Function Description
dnorm(x) normal density function (by default m=0 sd=1)
- # plot standard normal curve
- x <- pretty(c(-3,3), 30)
- y <- dnorm(x)
- plot(x, y, type=’l’, xlab=”Normal Deviate”, ylab=”Density”, yaxs=”i”)
pnorm(q) cumulative normal probability for q
- (area under the normal curve to the left of q)
- pnorm(1.96) is 0.975
qnorm(p) normal quantile.
- value at the p percentile of normal distribution
- qnorm(.9) is 1.28 # 90th percentile
rnorm(n, m=0,sd=1) n random normal deviates with mean m and standard deviation sd.
- #50 random normal variates with mean=50, sd=10
- x <- rnorm(50, m=50, sd=10)
dbinom(x, size, prob) binomial distribution where size is the sample size and prob is the probability of a heads (pi)
pbinom(q, size, prob) # prob of 0 to 5 heads of fair coin out of 10 flips: dbinom(0:5, 10, .5)
qbinom(p, size, prob) # prob of 5 or less heads of fair coin out of 10 flips: pbinom(5, 10, .5)
rbinom(n, size, prob)  
dpois(x, lamda) poisson distribution with m=std=lamda
ppois(q, lamda) #probability of 0,1, or 2 events with lamda=4: dpois(0:2, 4)
qpois(p, lamda) # probability of at least 3 events with lamda=4: 1- ppois(2,4)
rpois(n, lamda)  
dunif(x, min=0, max=1) uniform distribution, follows the same pattern as the normal distribution above.
punif(q, min=0, max=1) #10 uniform random variates: x <- runif(10)
qunif(p, min=0, max=1)  
runif(n, min=0, max=1)  

기타 통계 함수 (Other Statistical Functions)

아래 표에서는 기타 유용한 통계 함수들을 소개합니다. na.rm = TRUE 옵션을 활성화하면 통계량 계산에서 결측값(NA)이 제외됩니다. 결측값을 제외하지 않으면 에러가 발생합니다. 이때 여러 변수를 한꺼번에 계산한다면 결측치가 없는 변수의 해당 관측치도 함께 제외되니 주의합시다.

Function Description
mean(x, trim=0, na.rm=FALSE) mean of object x
- # trimmed mean, removing any missing values and
- # 5 percent of highest and lowest scores
- mx <- mean(x,trim=.05,na.rm=TRUE)
sd(x) standard deviation of object(x). also look at var(x) for variance and mad(x) for median absolute deviation.
median(x) median
quantile(x, probs) quantiles where x is the numeric vector whose quantiles are desired and probs is a numeric vector with probabilities in [0,1].
- # 30th and 84th percentiles of x
- y <- quantile(x, c(.3,.84))
range(x) range
sum(x) sum
diff(x, lag=1) lagged differences, with lag indicating which lag to use
min(x) minimum
max(x) maximum
scale(x, center=TRUE, scale=TRUE) column center or standardize a matrix.

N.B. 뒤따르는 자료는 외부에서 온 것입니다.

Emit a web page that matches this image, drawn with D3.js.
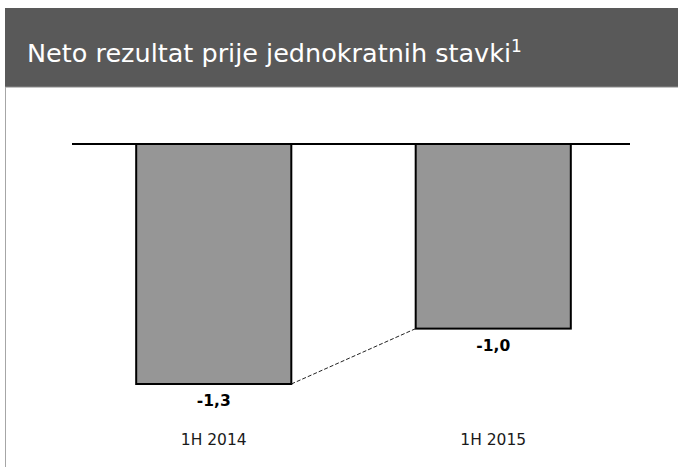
<!DOCTYPE html>
<html>
<head>
<meta charset="utf-8">
<script src="https://cdn.jsdelivr.net/npm/d3@7"></script>
<style>
html,body{margin:0;padding:0;background:#fff;}
svg{display:block;}
</style>
</head>
<body>
<svg id="chart" width="678" height="467"></svg>
<script>
const categories = ["1H 2014", "1H 2015"];
const values = [-1.3, -1.0];
const valueLabels = ["-1,3", "-1,0"];
const titleText = "Neto rezultat prije jednokratnih stavki";
const titleSup = "1";

const svg = d3.select("#chart");
const W = 678, H = 467;

// header band
svg.append("rect").attr("x", 5).attr("y", 8).attr("width", W - 5).attr("height", 79).attr("fill", "#595959");
svg.append("line").attr("x1", 5).attr("x2", W).attr("y1", 87).attr("y2", 87).attr("stroke", "#8a8a8a").attr("stroke-width", 1);
// left border
svg.append("line").attr("x1", 5.5).attr("x2", 5.5).attr("y1", 87).attr("y2", H).attr("stroke", "#a6a6a6").attr("stroke-width", 1);

const title = svg.append("text").attr("x", 27).attr("y", 62)
  .attr("fill", "#ffffff").attr("font-family", "DejaVu Sans, Verdana, sans-serif").attr("font-size", 25.5);
title.append("tspan").text(titleText);
title.append("tspan").attr("font-size", 17).attr("dy", -10).text(titleSup);

const x = d3.scaleBand().domain(categories).range([74, 633]).paddingInner(0.445).paddingOuter(0.2225);
const y = d3.scaleLinear().domain([0, -1.3]).range([144, 384]);

// bars
svg.selectAll("rect.bar").data(values).enter().append("rect")
  .attr("class", "bar")
  .attr("x", (d, i) => x(categories[i]))
  .attr("width", x.bandwidth())
  .attr("y", y(0))
  .attr("height", d => y(d) - y(0))
  .attr("fill", "#969696")
  .attr("stroke", "#000").attr("stroke-width", 2);

// zero axis line
svg.append("line").attr("x1", 72).attr("x2", 630).attr("y1", y(0)).attr("y2", y(0))
  .attr("stroke", "#000").attr("stroke-width", 2);

// dashed connector
svg.append("line")
  .attr("x1", x(categories[0]) + x.bandwidth()).attr("y1", y(values[0]))
  .attr("x2", x(categories[1])).attr("y2", y(values[1]))
  .attr("stroke", "#222").attr("stroke-width", 1).attr("stroke-dasharray", "4,2");

// value labels
svg.selectAll("text.val").data(values).enter().append("text")
  .attr("class", "val")
  .attr("x", (d, i) => x(categories[i]) + x.bandwidth() / 2)
  .attr("y", d => y(d) + 22)
  .attr("text-anchor", "middle")
  .attr("font-family", "DejaVu Sans, Verdana, sans-serif").attr("font-weight", "bold").attr("font-size", 15.5)
  .attr("fill", "#000")
  .text((d, i) => valueLabels[i]);

// category labels
svg.selectAll("text.cat").data(categories).enter().append("text")
  .attr("class", "cat")
  .attr("x", d => x(d) + x.bandwidth() / 2)
  .attr("y", 445)
  .attr("text-anchor", "middle")
  .attr("font-family", "DejaVu Sans, Verdana, sans-serif").attr("font-size", 15.5)
  .attr("fill", "#1a1a1a")
  .text(d => d);
</script>
</body>
</html>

기타 유용한 함수 (Other Useful Functions)

Function Description
seq(from , to, by) generate a sequence
- indices <- seq(1,10,2)
- #indices is c(1, 3, 5, 7, 9)
rep(x, ntimes) repeat x n times
- y <- rep(1:3, 2)
- # y is c(1, 2, 3, 1, 2, 3)
cut(x, n) divide continuous variable in factor with n levels
- y <- cut(x, 5)